Personal information
- Full name: Jack Parr
- Date of birth: 21 November 1920
- Place of birth: Derby, England
- Date of death: 28 March 1985 (aged 64)
- Position(s): Full-back

Youth career
- Holbrook Miners Welfare
- ????–1937: Little Eaton St Peter's
- 1937–1945: Derby County

Senior career*
- Years: Team / Apps / (Gls)
- 1945–1953: Derby County / 112 / (0)
- 1953–1956: Shrewsbury Town / 112 / (0)
- 1956–1957: Gresley Rovers
- 1957: Burton Albion
- 1957–1958: Gresley Rovers
- 1958–????: Belper Town
- Total:  / 224 / (0)

= Jackie Parr =

English footballer

Jack Parr (21 November 1920 – 28 March 1985) was an English footballer who played in the Football League for Derby County and Shrewsbury Town, among others.

==Career==
===Early career===
Parr played for Holbrook Miners Welfare during his youth, as well as Little Eaton St Peter's, where he later became captain. He signed amateur forms with Derby in December 1937, not long before the outbreak of World War II. He frequently played for the club during the war seasons. Parr was spotted by Derby while playing against them during a game for Holbrook, having just returned from a leg injury. He remarked during a 1977 interview that had he not sustained the injury, he may not have had the opportunity to later play against Derby.

===Main career===
During Derby's 1945–46 season, where they won in the 1946 FA Cup final, Parr played in every game of the cup competition, except for the final, as he fractured his arm three weeks beforehand. He featured in a total of 134 games for Derby during peacetime.

Following the conclusion of the 1952–53 season, Parr left Derby to join Shrewsbury Town in July 1953, despite a late bid from West Bromwich Albion.
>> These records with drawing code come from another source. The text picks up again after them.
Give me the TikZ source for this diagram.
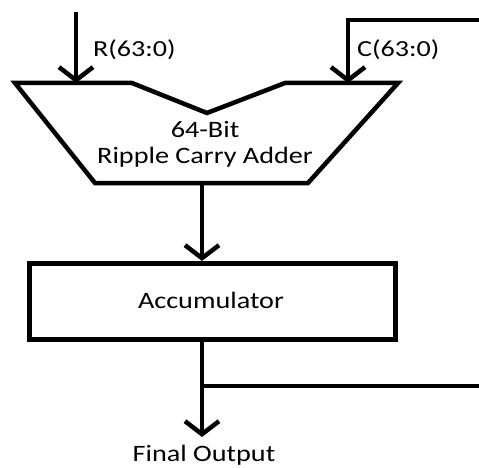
\documentclass[tikz,border=0pt]{standalone}
\usepackage{fontspec}
\setmainfont[FakeStretch=1.2]{Carlito}
\newfontfamily\lblfont[FakeStretch=1.22]{Carlito}
\usetikzlibrary{arrows.meta}
\begin{document}
\begin{tikzpicture}[x=1pt,y=-1pt,
  wire/.style={line width=4.5pt},
  barb/.style={wire,-{Straight Barb[length=13pt,width=34pt,line width=4.5pt]}},
  lbl/.style={font=\lblfont\fontsize{23}{26}\selectfont,inner sep=0pt,anchor=base west},
  big/.style={font=\fontsize{23.5}{26}\selectfont,inner sep=0pt,align=center}]
\useasboundingbox (0,0) rectangle (479,468);
% adder shape
\draw[wire,line join=miter] (15,83) -- (132,83) -- (207,113) -- (285,83) -- (398,83) -- (308,183) -- (95,183) -- cycle;
\node[big] (adder) at (205,144) {64-Bit\\Ripple Carry Adder};
\coordinate (adderR) at (76,83);
\coordinate (adderC) at (348,83);
\coordinate (adderOut) at (202,183);
\coordinate (rin) at (76,12);
\coordinate (cin) at (479,20);
\coordinate (ccorner) at (348,20);
\draw[barb] (rin) -- (adderR);
\draw[barb,line join=miter] (cin) -- (ccorner) -- (adderC);
\node[lbl] (rlab) at (93,57) {R(63:0)};
\node[lbl] (clab) at (357,57) {C(63:0)};
% accumulator
\node[draw,line width=4.5pt,minimum width=366pt,minimum height=76pt,inner sep=0pt] (acc) at (212.5,301.5) {};
\node[big,anchor=base] (acctext) at (211,308) {Accumulator};
\coordinate (accIn) at (202,261);
\draw[barb] (adderOut) -- (accIn);
\coordinate (accOut) at (202,342);
\coordinate (branch) at (202,386);
\coordinate (fb) at (479,386);
\coordinate (outTip) at (202,437);
\draw[barb] (accOut) -- (outTip);
\draw[wire] (branch) -- (fb);
\node[big,anchor=base] (final) at (204,461) {Final Output};
\end{tikzpicture}
\end{document}
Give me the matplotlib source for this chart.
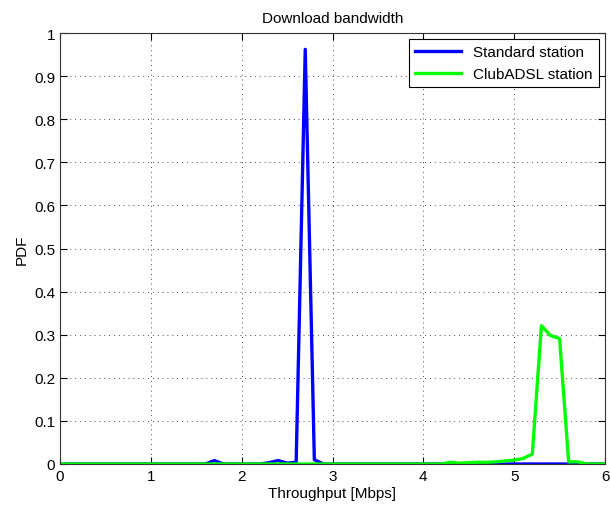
import numpy as np
import matplotlib.pyplot as plt

# bin centres (Mbps) and PDF values
throughput = np.round(np.arange(0, 6.01, 0.1), 1)

std_points = {1.7: 0.008, 2.3: 0.003, 2.4: 0.008, 2.5: 0.002, 2.6: 0.004,
              2.7: 0.962, 2.8: 0.01}
club_points = {4.3: 0.004, 4.4: 0.002, 4.5: 0.003, 4.6: 0.004, 4.7: 0.004,
               4.8: 0.005, 4.9: 0.007, 5.0: 0.009, 5.1: 0.013, 5.2: 0.023,
               5.3: 0.321, 5.4: 0.298, 5.5: 0.291, 5.6: 0.005, 5.7: 0.005}

standard = np.array([std_points.get(x, 0.0) for x in throughput])
clubadsl = np.array([club_points.get(x, 0.0) for x in throughput])

plt.rcParams['font.family'] = ['Liberation Sans', 'DejaVu Sans']

fig = plt.figure(figsize=(6.1, 5.06), dpi=100)
ax = fig.add_axes([60 / 610, 41 / 506, 545 / 610, 431 / 506])

ax.plot(throughput, standard, color='#0000ff', lw=2.4, label='Standard station')
ax.plot(throughput, clubadsl, color='#00ff00', lw=2.4, label='ClubADSL station')

ax.set_xlim(0, 6)
ax.set_ylim(0, 1)
ax.set_xticks(range(0, 7))
ax.set_yticks(np.round(np.arange(0, 1.01, 0.1), 1))
ax.set_yticklabels(['0', '0.1', '0.2', '0.3', '0.4', '0.5', '0.6', '0.7', '0.8', '0.9', '1'])
ax.grid(True, color='black', linestyle=(0, (1, 4)), linewidth=0.7, alpha=0.7)
ax.tick_params(direction='in', top=True, right=True, labelsize=11, length=5)
for s in ax.spines.values():
    s.set_color('#333333')

ax.set_xlabel('Throughput [Mbps]', fontsize=11, labelpad=2)
ax.set_ylabel('PDF', fontsize=11)
ax.set_title('Download bandwidth', fontsize=11, pad=8)

leg = ax.legend(loc='upper right', fontsize=11, fancybox=False, framealpha=1,
                edgecolor='black', handlelength=3, borderaxespad=0.4)
leg.get_frame().set_linewidth(0.8)

fig.savefig('out.png', dpi=100)
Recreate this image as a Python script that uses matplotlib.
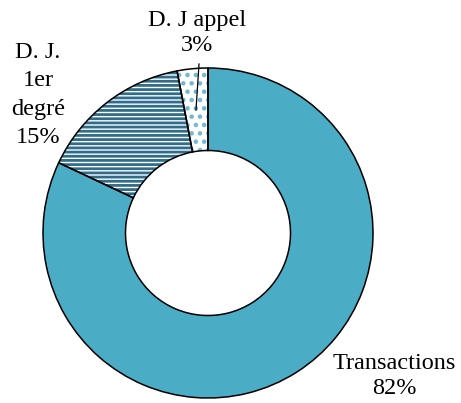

He left the club in May 1956 on a free transfer.

===Late career===
In August 1956, Parr signed for Gresley Rovers, then managed by former team-mate Sammy Crooks. He later joined Burton Albion in June 1957, also then managed by Crooks, where he made six appearances in the first team before being released in November the same year. Parr re-signed for Gresley Rovers that same month and later for Belper Town in May 1958. In May 1959, Parr was announced as having moved into a player-coach role for Belper Town.

==Death==
Parr died on 28 March 1985 in hospital and was survived by his wife and children. He was cremated the following month.